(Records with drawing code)
#####

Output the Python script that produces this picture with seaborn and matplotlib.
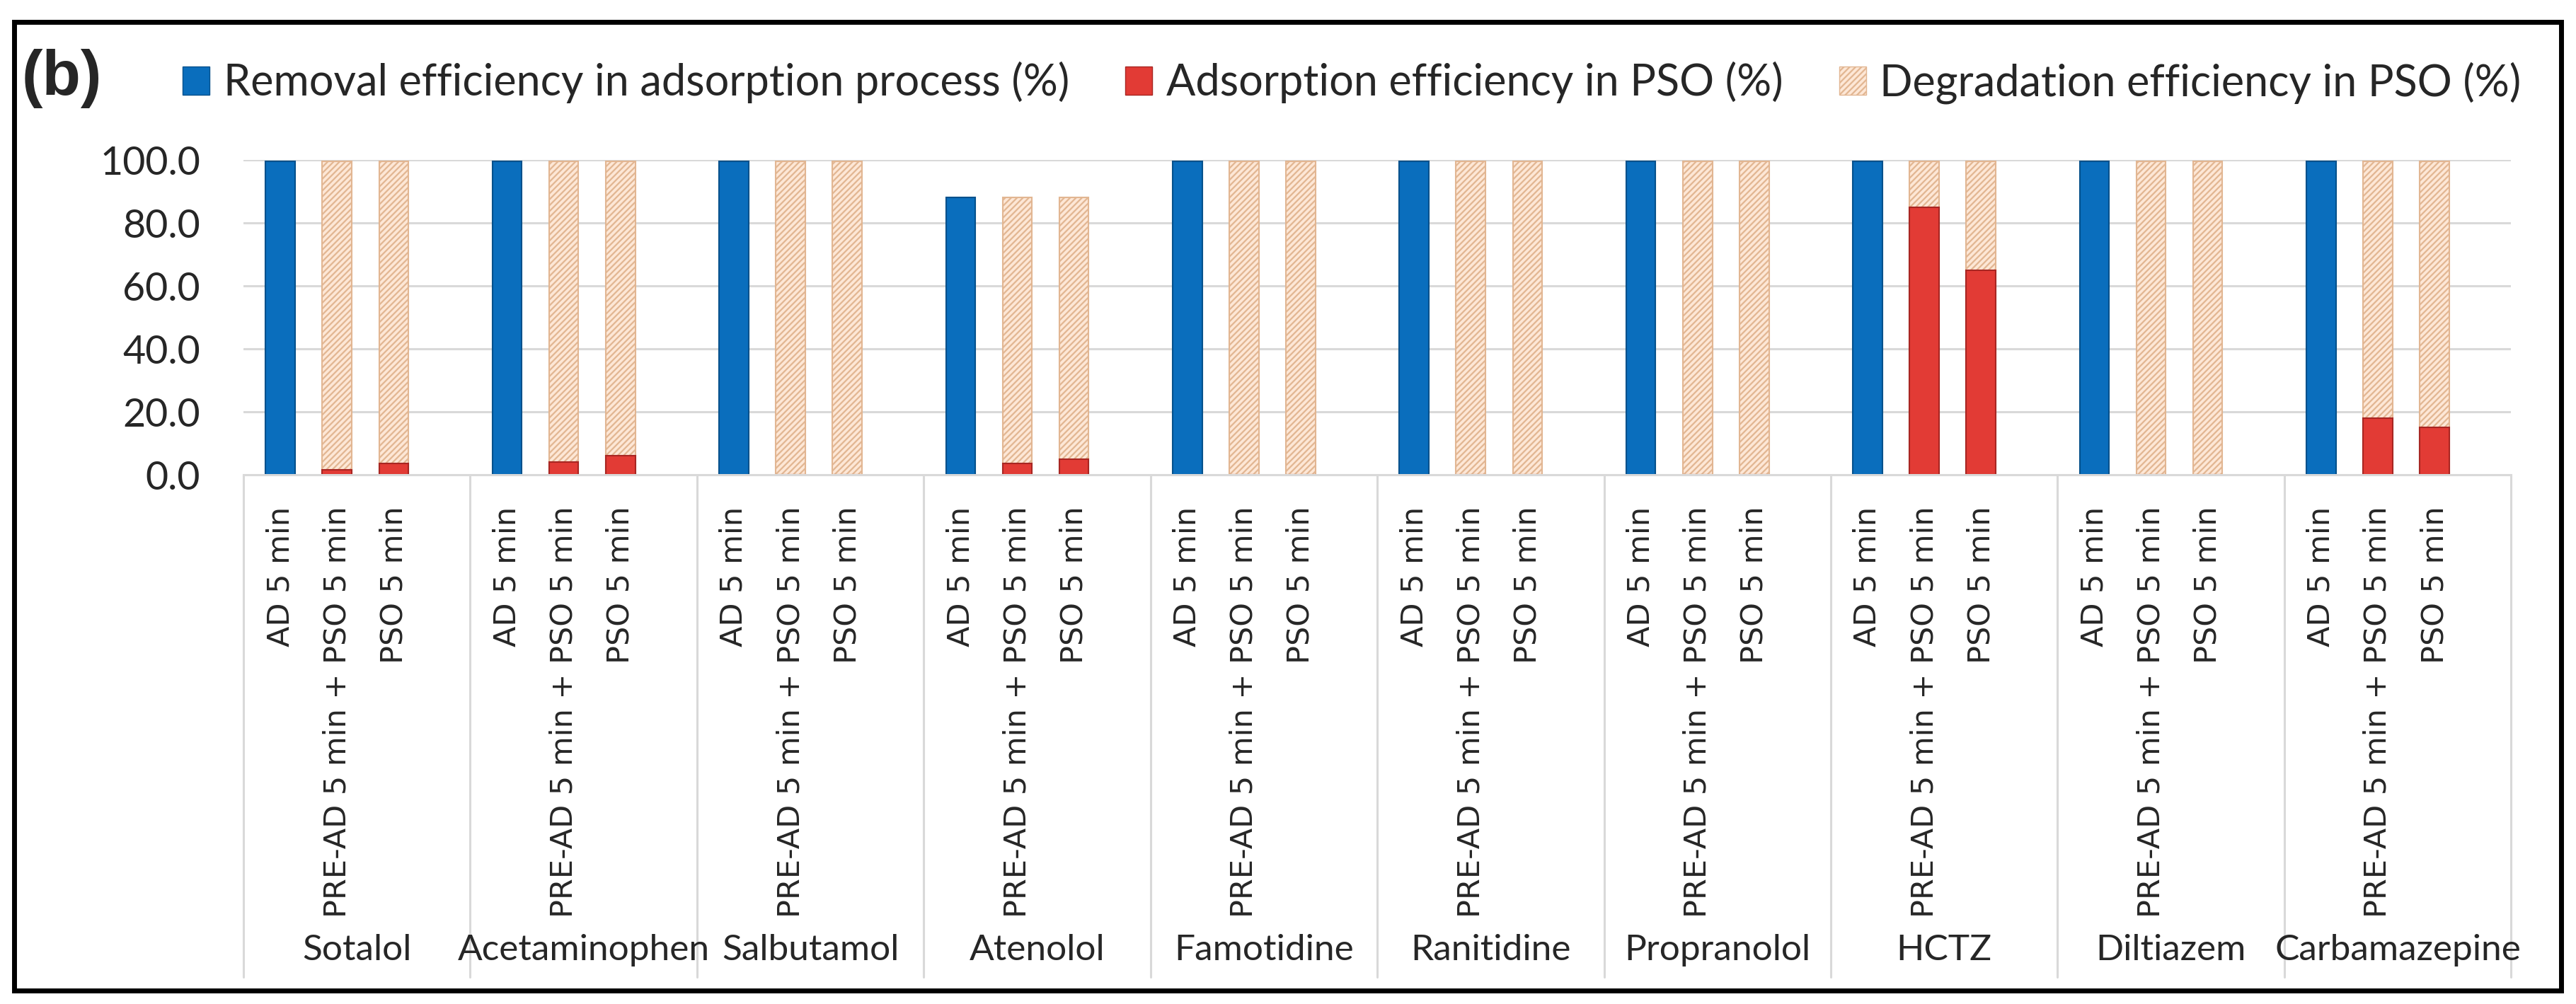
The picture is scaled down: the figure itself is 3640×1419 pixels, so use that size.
import pandas as pd
import seaborn as sns
import matplotlib.pyplot as plt
import matplotlib.transforms as mtransforms
from matplotlib.patches import Patch, Rectangle

# data
drugs = ['Sotalol', 'Acetaminophen', 'Salbutamol', 'Atenolol', 'Famotidine',
         'Ranitidine', 'Propranolol', 'HCTZ', 'Diltiazem', 'Carbamazepine']
conditions = ['AD 5 min', 'PRE-AD 5 min + PSO 5 min', 'PSO 5 min']
series_names = ['Removal efficiency in adsorption process (%)',
                'Adsorption efficiency in PSO (%)',
                'Degradation efficiency in PSO (%)']

removal_ad = [99.5, 99.5, 99.5, 88.0, 99.5, 99.5, 99.5, 99.5, 99.5, 99.5]
adsorption_pre = [1.5, 4.0, 0.0, 3.5, 0.0, 0.0, 0.0, 85.0, 0.0, 18.0]
degradation_pre = [98.0, 95.5, 99.5, 84.5, 99.5, 99.5, 99.5, 14.5, 99.5, 81.5]
adsorption_pso = [3.5, 6.0, 0.0, 5.0, 0.0, 0.0, 0.0, 65.0, 0.0, 15.0]
degradation_pso = [96.0, 93.5, 99.5, 83.0, 99.5, 99.5, 99.5, 34.5, 99.5, 84.5]

y_ticks = [0, 20, 40, 60, 80, 100]

c_blue = '#0A6EBD'
c_red = '#E23B35'
c_peach = '#FDE7D6'
c_hatch = '#E2B692'
c_grid = '#D9D9D9'

sns.set_theme(style='white')
plt.rcParams['font.family'] = ['Lato', 'DejaVu Sans']
plt.rcParams['hatch.linewidth'] = 1.6
plt.rcParams['hatch.color'] = c_hatch

# 3 bars + 1 empty slot per drug
order = []
for d in drugs:
    order += [d + '|' + c for c in conditions] + [d + '|gap']

rows_ad, rows_ads, rows_deg = [], [], []
for i, d in enumerate(drugs):
    rows_ad.append((d + '|' + conditions[0], removal_ad[i]))
    rows_ads.append((d + '|' + conditions[1], adsorption_pre[i]))
    rows_ads.append((d + '|' + conditions[2], adsorption_pso[i]))
    # stacked: degradation sits on top of adsorption
    rows_deg.append((d + '|' + conditions[1], adsorption_pre[i] + degradation_pre[i]))
    rows_deg.append((d + '|' + conditions[2], adsorption_pso[i] + degradation_pso[i]))
df_ad = pd.DataFrame(rows_ad, columns=['slot', 'value'])
df_ads = pd.DataFrame(rows_ads, columns=['slot', 'value'])
df_deg = pd.DataFrame(rows_deg, columns=['slot', 'value'])

fig = plt.figure(figsize=(36.41, 14.19), dpi=100)
fig.patch.set_facecolor('white')
ax = fig.add_axes([0.0945, 0.5271, 0.880, 0.3136])

bw = 0.52
sns.barplot(data=df_ad, x='slot', y='value', order=order, color=c_blue,
            saturation=1, width=bw, errorbar=None, ax=ax,
            edgecolor='#05518C', linewidth=1.5)
n0 = len(ax.patches)
sns.barplot(data=df_deg, x='slot', y='value', order=order, color=c_peach,
            saturation=1, width=bw, errorbar=None, ax=ax)
for p in ax.patches[n0:]:
    p.set_hatch('////')
    p.set_edgecolor(c_hatch)
    p.set_linewidth(1.5)
sns.barplot(data=df_ads, x='slot', y='value', order=order, color=c_red,
            saturation=1, width=bw, errorbar=None, ax=ax,
            edgecolor='#A82622', linewidth=1.5)

ax.set_xlim(-0.65, 39.35)
ax.set_ylim(0, 100)
ax.set_yticks(y_ticks)
ax.set_yticklabels([f'{v:.1f}' for v in y_ticks], fontsize=40)
ax.yaxis.grid(True, color=c_grid, lw=2.2)
ax.set_axisbelow(True)
for s in ['top', 'right', 'left']:
    ax.spines[s].set_visible(False)
ax.spines['bottom'].set_color(c_grid)
ax.spines['bottom'].set_linewidth(2.2)
ax.tick_params(axis='y', length=0, pad=44)

xpos = [4 * g + j for g in range(len(drugs)) for j in range(3)]
ax.set_xticks(xpos)
ax.set_xticklabels(conditions * len(drugs), rotation=90, fontsize=31,
                   family='DejaVu Sans')
ax.tick_params(axis='x', length=0, pad=32)
ax.set_xlabel('')
ax.set_ylabel('')

# group separators and drug names below the condition labels
tr = mtransforms.blended_transform_factory(ax.transData, fig.transFigure)
for g in range(len(drugs) + 1):
    ax.plot([4 * g - 0.65] * 2, [0.5271, 0.027], color=c_grid, lw=2.2,
            transform=tr, clip_on=False)
for g, d in enumerate(drugs):
    ax.text(4 * g + 1.35, 0.0535, d, transform=tr, ha='center', va='center',
            fontsize=37)

handles = [Patch(facecolor=c_blue, edgecolor='#05518C'),
           Patch(facecolor=c_red, edgecolor='#A82622'),
           Patch(facecolor=c_peach, edgecolor=c_hatch, hatch='////')]
fig.legend(handles, series_names, loc='center', bbox_to_anchor=(0.5247, 0.9175),
           ncol=3, frameon=False, fontsize=44, handlelength=0.62,
           handleheight=0.65, handletextpad=0.32, columnspacing=1.3)

fig.text(0.0085, 0.922, '(b)', fontsize=64, fontweight='bold',
         family='Liberation Sans', ha='left', va='center')

# black frame around the whole panel
fig.add_artist(Rectangle((20 / 3641, 0.0134), 3599 / 3641, 0.9648,
                         transform=fig.transFigure, fill=False, lw=5,
                         ec='black'))

fig.savefig('out.png', dpi=100)
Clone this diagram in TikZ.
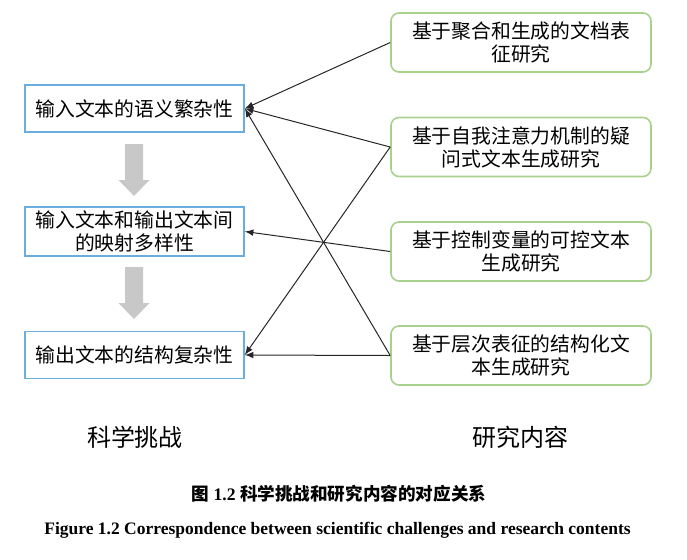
\documentclass[tikz,border=0pt]{standalone}
\usepackage{fontspec}
\usepackage{xcolor}
\setmainfont{Liberation Serif}
\newfontfamily\cjk{Noto Sans CJK SC}
\definecolor{challengeblue}{HTML}{6AAEE0}
\definecolor{contentgreen}{HTML}{A9D18E}
\definecolor{flowgray}{HTML}{C8C8C8}
% gray block arrow pointing down, #1 = top centre
\newcommand{\flowarrow}[1]{%
  \fill[flowgray] #1 ++(-9,0) -- ++(18,0) -- ++(0,36) -- ++(6.5,0) -- ++(-15.5,16)
    -- ++(-15.5,-16) -- ++(6.5,0) -- cycle;}

\begin{document}
\begin{tikzpicture}[
  x=0.5pt, y=-0.5pt,
  every node/.style={inner sep=0pt, font=\cjk\fontsize{9.9}{11.5}\selectfont, align=center},
  challenge/.style={draw=challengeblue, line width=0.8pt, minimum width=109.5pt, minimum height=23.5pt},
  content/.style={draw=contentgreen, line width=0.8pt, rounded corners=4pt, minimum width=130pt, minimum height=29.5pt},
  link/.style={-latex, line width=0.5pt, black!85}
]
\useasboundingbox (0,0) rectangle (687,559);

% challenges
\node[challenge] (semantic) at (134.5,108.5) {输入文本的语义繁杂性};
\node[challenge, minimum height=24.5pt] (mapping) at (134.5,231.5) {输入文本和输出文本间\\的映射多样性};
\node[challenge] (structure) at (134.5,355) {输出文本的结构复杂性};
\flowarrow{(134,144)}
\flowarrow{(134,267)}

% research contents
\node[content] (docrep) at (521,42.5) {基于聚合和生成的文档表\\征研究};
\node[content] (question) at (521,147) {基于自我注意力机制的疑\\问式文本生成研究};
\node[content] (controlled) at (521,251.5) {基于控制变量的可控文本\\生成研究};
\node[content] (hierarchy) at (521,355.5) {基于层次表征的结构化文\\本生成研究};

% links
\draw[link] (docrep.west) -- (semantic.east);
\draw[link] (question.west) -- (semantic.east);
\draw[link] (question.west) -- (structure.east);
\draw[link] (controlled.west) -- (mapping.east);
\draw[link] (hierarchy.west) -- (semantic.east);
\draw[link] (hierarchy.west) -- (structure.east);

% titles
\node[font=\cjk\fontsize{12}{14}\selectfont] (lefttitle) at (135,437) {科学挑战};
\node[font=\cjk\fontsize{12}{14}\selectfont] (righttitle) at (520,437) {研究内容};
\node[font=\fontsize{8.8}{10}\selectfont\bfseries] (cncaption) at (339,494) {{\cjk 图} 1.2 {\cjk 科学挑战和研究内容的对应关系}};
\node[font=\fontsize{8.75}{10}\selectfont\bfseries] (encaption) at (337.5,530) {Figure 1.2 Correspondence between scientific challenges and research contents};
\end{tikzpicture}
\end{document}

#####

_What you have to do_
Your task is to reproduce exactly the lines from the start of the data above through the line containing "order += [d", leaving every picture out.

_Full solution_
Output the Python script that produces this picture with seaborn and matplotlib.
The picture is scaled down: the figure itself is 3640×1419 pixels, so use that size.
import pandas as pd
import seaborn as sns
import matplotlib.pyplot as plt
import matplotlib.transforms as mtransforms
from matplotlib.patches import Patch, Rectangle

# data
drugs = ['Sotalol', 'Acetaminophen', 'Salbutamol', 'Atenolol', 'Famotidine',
         'Ranitidine', 'Propranolol', 'HCTZ', 'Diltiazem', 'Carbamazepine']
conditions = ['AD 5 min', 'PRE-AD 5 min + PSO 5 min', 'PSO 5 min']
series_names = ['Removal efficiency in adsorption process (%)',
                'Adsorption efficiency in PSO (%)',
                'Degradation efficiency in PSO (%)']

removal_ad = [99.5, 99.5, 99.5, 88.0, 99.5, 99.5, 99.5, 99.5, 99.5, 99.5]
adsorption_pre = [1.5, 4.0, 0.0, 3.5, 0.0, 0.0, 0.0, 85.0, 0.0, 18.0]
degradation_pre = [98.0, 95.5, 99.5, 84.5, 99.5, 99.5, 99.5, 14.5, 99.5, 81.5]
adsorption_pso = [3.5, 6.0, 0.0, 5.0, 0.0, 0.0, 0.0, 65.0, 0.0, 15.0]
degradation_pso = [96.0, 93.5, 99.5, 83.0, 99.5, 99.5, 99.5, 34.5, 99.5, 84.5]

y_ticks = [0, 20, 40, 60, 80, 100]

c_blue = '#0A6EBD'
c_red = '#E23B35'
c_peach = '#FDE7D6'
c_hatch = '#E2B692'
c_grid = '#D9D9D9'

sns.set_theme(style='white')
plt.rcParams['font.family'] = ['Lato', 'DejaVu Sans']
plt.rcParams['hatch.linewidth'] = 1.6
plt.rcParams['hatch.color'] = c_hatch

# 3 bars + 1 empty slot per drug
order = []
for d in drugs:
    order += [d + '|' + c for c in conditions] + [d + '|gap']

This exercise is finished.